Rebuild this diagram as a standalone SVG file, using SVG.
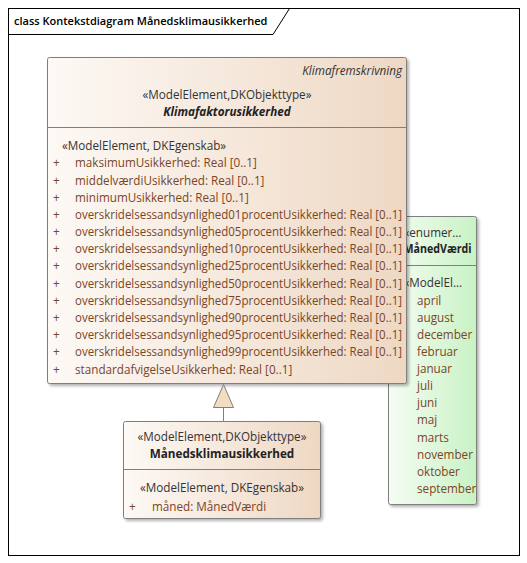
<svg xmlns="http://www.w3.org/2000/svg" width="527" height="563" viewBox="0 0 527 563">
<defs>
<linearGradient id="gPeach" x1="0" y1="0" x2="1" y2="0">
<stop offset="0" stop-color="#fdf9f5"/>
<stop offset="1" stop-color="#eed8c4"/>
</linearGradient>
<linearGradient id="gGreen" x1="0" y1="0" x2="1" y2="0">
<stop offset="0" stop-color="#f6fdf4"/>
<stop offset="1" stop-color="#c8f2c4"/>
</linearGradient>
<filter id="sh" x="-5%" y="-5%" width="115%" height="115%">
<feDropShadow dx="2" dy="2" stdDeviation="1.5" flood-color="#000" flood-opacity="0.3"/>
</filter>
</defs>
<style>
text{font-family:"Open Sans","Noto Sans","Liberation Sans",sans-serif;font-size:11.7px;}
.st{fill:#333;}
.nm{fill:#222;font-weight:bold;}
.at{fill:#7a4526;}
.pl{fill:#7a4526;}
.box{stroke:#7f7f7f;stroke-width:1;}
.sep{stroke:#7f7f7f;stroke-width:1;}
</style>
<rect x="0" y="0" width="527" height="563" fill="#ffffff"/>
<g id="frame">
<rect x="8.5" y="8.5" width="511" height="547" fill="none" stroke="#000" stroke-width="1"/>
<path d="M8.5 34.5 H273 L289.5 8.5" fill="none" stroke="#000" stroke-width="1"/>
<text x="14" y="25" style="font-weight:600;font-size:11px" fill="#000">class Kontekstdiagram Månedsklimausikkerhed</text>
</g>
<g id="MaanedVaerdi">
<rect class="box" x="388.5" y="216.5" width="88" height="288" rx="2" fill="url(#gGreen)" filter="url(#sh)"/>
<line class="sep" x1="388.5" y1="265.5" x2="476.5" y2="265.5"/>
<text class="st" x="403.5" y="237">«enumer…</text>
<text class="nm" x="403.5" y="253" textLength="68" lengthAdjust="spacingAndGlyphs">MånedVærdi</text>
<text class="st" x="403.5" y="287">«ModelEl…</text>
<text class="pl" x="417" y="305">april</text>
<text class="pl" x="417" y="322">august</text>
<text class="pl" x="417" y="339">december</text>
<text class="pl" x="417" y="356">februar</text>
<text class="pl" x="417" y="373">januar</text>
<text class="pl" x="417" y="390">juli</text>
<text class="pl" x="417" y="407">juni</text>
<text class="pl" x="417" y="424">maj</text>
<text class="pl" x="417" y="442">marts</text>
<text class="pl" x="417" y="459">november</text>
<text class="pl" x="417" y="476">oktober</text>
<text class="pl" x="417" y="493">september</text>
</g>
<g id="Klimafaktorusikkerhed">
<rect class="box" x="47.5" y="57.5" width="359" height="326" rx="2" fill="url(#gPeach)" filter="url(#sh)"/>
<line class="sep" x1="47.5" y1="127.5" x2="406.5" y2="127.5"/>
<text class="st" x="402" y="75" text-anchor="end" font-style="italic">Klimafremskrivning</text>
<text class="st" x="227" y="99" text-anchor="middle">«ModelElement,DKObjekttype»</text>
<text class="nm" x="227" y="116" text-anchor="middle" font-style="italic">Klimafaktorusikkerhed</text>
<text class="st" x="62" y="150">«ModelElement, DKEgenskab»</text>
<g class="at">
<text x="53" y="167">+</text><text x="75" y="167">maksimumUsikkerhed: Real [0..1]</text>
<text x="53" y="185">+</text><text x="75" y="185">middelværdiUsikkerhed: Real [0..1]</text>
<text x="53" y="202">+</text><text x="75" y="202">minimumUsikkerhed: Real [0..1]</text>
<text x="53" y="219">+</text><text x="75" y="219" textLength="327" lengthAdjust="spacingAndGlyphs">overskridelsessandsynlighed01procentUsikkerhed: Real [0..1]</text>
<text x="53" y="236">+</text><text x="75" y="236" textLength="327" lengthAdjust="spacingAndGlyphs">overskridelsessandsynlighed05procentUsikkerhed: Real [0..1]</text>
<text x="53" y="253">+</text><text x="75" y="253" textLength="327" lengthAdjust="spacingAndGlyphs">overskridelsessandsynlighed10procentUsikkerhed: Real [0..1]</text>
<text x="53" y="270">+</text><text x="75" y="270" textLength="327" lengthAdjust="spacingAndGlyphs">overskridelsessandsynlighed25procentUsikkerhed: Real [0..1]</text>
<text x="53" y="288">+</text><text x="75" y="288" textLength="327" lengthAdjust="spacingAndGlyphs">overskridelsessandsynlighed50procentUsikkerhed: Real [0..1]</text>
<text x="53" y="305">+</text><text x="75" y="305" textLength="327" lengthAdjust="spacingAndGlyphs">overskridelsessandsynlighed75procentUsikkerhed: Real [0..1]</text>
<text x="53" y="322">+</text><text x="75" y="322" textLength="327" lengthAdjust="spacingAndGlyphs">overskridelsessandsynlighed90procentUsikkerhed: Real [0..1]</text>
<text x="53" y="339">+</text><text x="75" y="339" textLength="327" lengthAdjust="spacingAndGlyphs">overskridelsessandsynlighed95procentUsikkerhed: Real [0..1]</text>
<text x="53" y="356">+</text><text x="75" y="356" textLength="327" lengthAdjust="spacingAndGlyphs">overskridelsessandsynlighed99procentUsikkerhed: Real [0..1]</text>
<text x="53" y="374">+</text><text x="75" y="374">standardafvigelseUsikkerhed: Real [0..1]</text>
</g>
</g>
<g id="Maanedsklimausikkerhed">
<rect class="box" x="123.5" y="421.5" width="197" height="97" rx="2" fill="url(#gPeach)" filter="url(#sh)"/>
<line class="sep" x1="123.5" y1="469.5" x2="320.5" y2="469.5"/>
<text class="st" x="222" y="441" text-anchor="middle">«ModelElement,DKObjekttype»</text>
<text class="nm" x="222" y="458" text-anchor="middle">Månedsklimausikkerhed</text>
<text class="st" x="222" y="492" text-anchor="middle">«ModelElement, DKEgenskab»</text>
<text class="at" x="129" y="511">+</text>
<text class="at" x="152" y="511">måned: MånedVærdi</text>
</g>
<g id="connectors">
<line x1="223.5" y1="407" x2="223.5" y2="421" stroke="#7f7f7f" stroke-width="1"/>
<path d="M223.5 384.5 L213.5 407.5 H233.5 Z" fill="#f3dcbf" stroke="#7f7f7f" stroke-width="1"/>
</g>
</svg>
______
Task statement: Without the pictures, output the full listing exactly as it stands.

Answer to this task:
Rebuild this diagram as a standalone SVG file, using SVG.
<svg xmlns="http://www.w3.org/2000/svg" width="527" height="563" viewBox="0 0 527 563">
<defs>
<linearGradient id="gPeach" x1="0" y1="0" x2="1" y2="0">
<stop offset="0" stop-color="#fdf9f5"/>
<stop offset="1" stop-color="#eed8c4"/>
</linearGradient>
<linearGradient id="gGreen" x1="0" y1="0" x2="1" y2="0">
<stop offset="0" stop-color="#f6fdf4"/>
<stop offset="1" stop-color="#c8f2c4"/>
</linearGradient>
<filter id="sh" x="-5%" y="-5%" width="115%" height="115%">
<feDropShadow dx="2" dy="2" stdDeviation="1.5" flood-color="#000" flood-opacity="0.3"/>
</filter>
</defs>
<style>
text{font-family:"Open Sans","Noto Sans","Liberation Sans",sans-serif;font-size:11.7px;}
.st{fill:#333;}
.nm{fill:#222;font-weight:bold;}
.at{fill:#7a4526;}
.pl{fill:#7a4526;}
.box{stroke:#7f7f7f;stroke-width:1;}
.sep{stroke:#7f7f7f;stroke-width:1;}
</style>
<rect x="0" y="0" width="527" height="563" fill="#ffffff"/>
<g id="frame">
<rect x="8.5" y="8.5" width="511" height="547" fill="none" stroke="#000" stroke-width="1"/>
<path d="M8.5 34.5 H273 L289.5 8.5" fill="none" stroke="#000" stroke-width="1"/>
<text x="14" y="25" style="font-weight:600;font-size:11px" fill="#000">class Kontekstdiagram Månedsklimausikkerhed</text>
</g>
<g id="MaanedVaerdi">
<rect class="box" x="388.5" y="216.5" width="88" height="288" rx="2" fill="url(#gGreen)" filter="url(#sh)"/>
<line class="sep" x1="388.5" y1="265.5" x2="476.5" y2="265.5"/>
<text class="st" x="403.5" y="237">«enumer…</text>
<text class="nm" x="403.5" y="253" textLength="68" lengthAdjust="spacingAndGlyphs">MånedVærdi</text>
<text class="st" x="403.5" y="287">«ModelEl…</text>
<text class="pl" x="417" y="305">april</text>
<text class="pl" x="417" y="322">august</text>
<text class="pl" x="417" y="339">december</text>
<text class="pl" x="417" y="356">februar</text>
<text class="pl" x="417" y="373">januar</text>
<text class="pl" x="417" y="390">juli</text>
<text class="pl" x="417" y="407">juni</text>
<text class="pl" x="417" y="424">maj</text>
<text class="pl" x="417" y="442">marts</text>
<text class="pl" x="417" y="459">november</text>
<text class="pl" x="417" y="476">oktober</text>
<text class="pl" x="417" y="493">september</text>
</g>
<g id="Klimafaktorusikkerhed">
<rect class="box" x="47.5" y="57.5" width="359" height="326" rx="2" fill="url(#gPeach)" filter="url(#sh)"/>
<line class="sep" x1="47.5" y1="127.5" x2="406.5" y2="127.5"/>
<text class="st" x="402" y="75" text-anchor="end" font-style="italic">Klimafremskrivning</text>
<text class="st" x="227" y="99" text-anchor="middle">«ModelElement,DKObjekttype»</text>
<text class="nm" x="227" y="116" text-anchor="middle" font-style="italic">Klimafaktorusikkerhed</text>
<text class="st" x="62" y="150">«ModelElement, DKEgenskab»</text>
<g class="at">
<text x="53" y="167">+</text><text x="75" y="167">maksimumUsikkerhed: Real [0..1]</text>
<text x="53" y="185">+</text><text x="75" y="185">middelværdiUsikkerhed: Real [0..1]</text>
<text x="53" y="202">+</text><text x="75" y="202">minimumUsikkerhed: Real [0..1]</text>
<text x="53" y="219">+</text><text x="75" y="219" textLength="327" lengthAdjust="spacingAndGlyphs">overskridelsessandsynlighed01procentUsikkerhed: Real [0..1]</text>
<text x="53" y="236">+</text><text x="75" y="236" textLength="327" lengthAdjust="spacingAndGlyphs">overskridelsessandsynlighed05procentUsikkerhed: Real [0..1]</text>
<text x="53" y="253">+</text><text x="75" y="253" textLength="327" lengthAdjust="spacingAndGlyphs">overskridelsessandsynlighed10procentUsikkerhed: Real [0..1]</text>
<text x="53" y="270">+</text><text x="75" y="270" textLength="327" lengthAdjust="spacingAndGlyphs">overskridelsessandsynlighed25procentUsikkerhed: Real [0..1]</text>
<text x="53" y="288">+</text><text x="75" y="288" textLength="327" lengthAdjust="spacingAndGlyphs">overskridelsessandsynlighed50procentUsikkerhed: Real [0..1]</text>
<text x="53" y="305">+</text><text x="75" y="305" textLength="327" lengthAdjust="spacingAndGlyphs">overskridelsessandsynlighed75procentUsikkerhed: Real [0..1]</text>
<text x="53" y="322">+</text><text x="75" y="322" textLength="327" lengthAdjust="spacingAndGlyphs">overskridelsessandsynlighed90procentUsikkerhed: Real [0..1]</text>
<text x="53" y="339">+</text><text x="75" y="339" textLength="327" lengthAdjust="spacingAndGlyphs">overskridelsessandsynlighed95procentUsikkerhed: Real [0..1]</text>
<text x="53" y="356">+</text><text x="75" y="356" textLength="327" lengthAdjust="spacingAndGlyphs">overskridelsessandsynlighed99procentUsikkerhed: Real [0..1]</text>
<text x="53" y="374">+</text><text x="75" y="374">standardafvigelseUsikkerhed: Real [0..1]</text>
</g>
</g>
<g id="Maanedsklimausikkerhed">
<rect class="box" x="123.5" y="421.5" width="197" height="97" rx="2" fill="url(#gPeach)" filter="url(#sh)"/>
<line class="sep" x1="123.5" y1="469.5" x2="320.5" y2="469.5"/>
<text class="st" x="222" y="441" text-anchor="middle">«ModelElement,DKObjekttype»</text>
<text class="nm" x="222" y="458" text-anchor="middle">Månedsklimausikkerhed</text>
<text class="st" x="222" y="492" text-anchor="middle">«ModelElement, DKEgenskab»</text>
<text class="at" x="129" y="511">+</text>
<text class="at" x="152" y="511">måned: MånedVærdi</text>
</g>
<g id="connectors">
<line x1="223.5" y1="407" x2="223.5" y2="421" stroke="#7f7f7f" stroke-width="1"/>
<path d="M223.5 384.5 L213.5 407.5 H233.5 Z" fill="#f3dcbf" stroke="#7f7f7f" stroke-width="1"/>
</g>
</svg>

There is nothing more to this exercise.